Le 21 août, il donnait audience à Vernon, et, celui-ci ayant protesté de nouveau que son maître n’avait fait aucun traité avec l’Empereur et voulant, dit Dangeau, « qu’on lui fasse couper le cou si les bruits qu’on répand sont vrais[2], » Louis XIV répondit qu’après avoir reçu de pareilles assurances, il était persuadé que le duc de Savoie était incapable de se déshonorer en contrevenant à ce qu’il faisait dire si positivement par son ambassadeur. Il ajoutait que, de son côté, il avait toujours souhaité véritablement les avantages du duc de Savoie et qu’il continuerait d’y apporter une attention dont Son Altesse aurait à se louer. Par la même dépêche qu’il adressait à Phelypeaux pour lui faire connaître cet entretien, il l’invitait à provoquer une explication du duc de Savoie, « m’engageant, ajoutait-il, à négocier avec le duc de Mantoue pour obtenir de lui la cession du Montferrat[3].

Il était bien tard pour parler seulement du petit Montferrat, alors, que, d’autre part, des propositions aussi avantageuses étaient faites à Victor-Amédée. En exécution des ordres reçus, Phelypeaux demanda cependant une audience au duc de Savoie, mais il le trouvait d’humeur mal commode. « Lorsque le Roy, lui dit Phelypeaux, verra que Votre Altesse Royale prend confiance entière dans l’affection que Sa Majesté a pour vous, il n’y a rien qu’il ne fasse pour vos avantages.
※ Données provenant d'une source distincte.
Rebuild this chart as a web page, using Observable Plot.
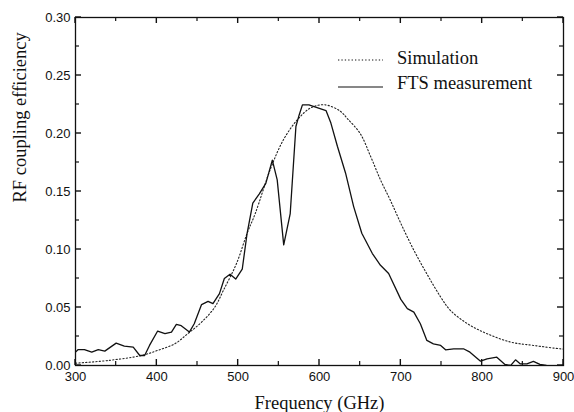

Si Votre Altesse Royale est inquiète sur ce sujet et que vous vouliés stipuler quelques-nouvelles conditions, donnés vos ordres au comte de Vernon, ou faites-moi l’honneur de me parler et traiter avec moy. » Mais Victor-Amédée, dans sa réplique, se répandit d’abord en longues récriminations sur les fautes commises au début de la campagne, sur la méfiance qui lui avait toujours été témoignée, puis il continua : « Mais enfin, mon temps bourrasqueux est passé…

  1. Archives de Turin, Lettere Ministri Francia, Vernon à Victor-Amédée, 3 août-7 août. À ces assurances, Torcy répondait en souriant que les ambassadeurs sont souvent les premiers ingannati. Il semble en effet, à lire ces dépêches où Vernon rend compte de ses conversations avec Torcy, qu’il fût de bonne foi et, véritablement, trompé par son maître.
  2. Dangeau, t. IX, p. 273.
  3. Aff. étrang., Corresp. Turin, vol, 112. — Le Roi à Phelypeaux, 22 août 1703.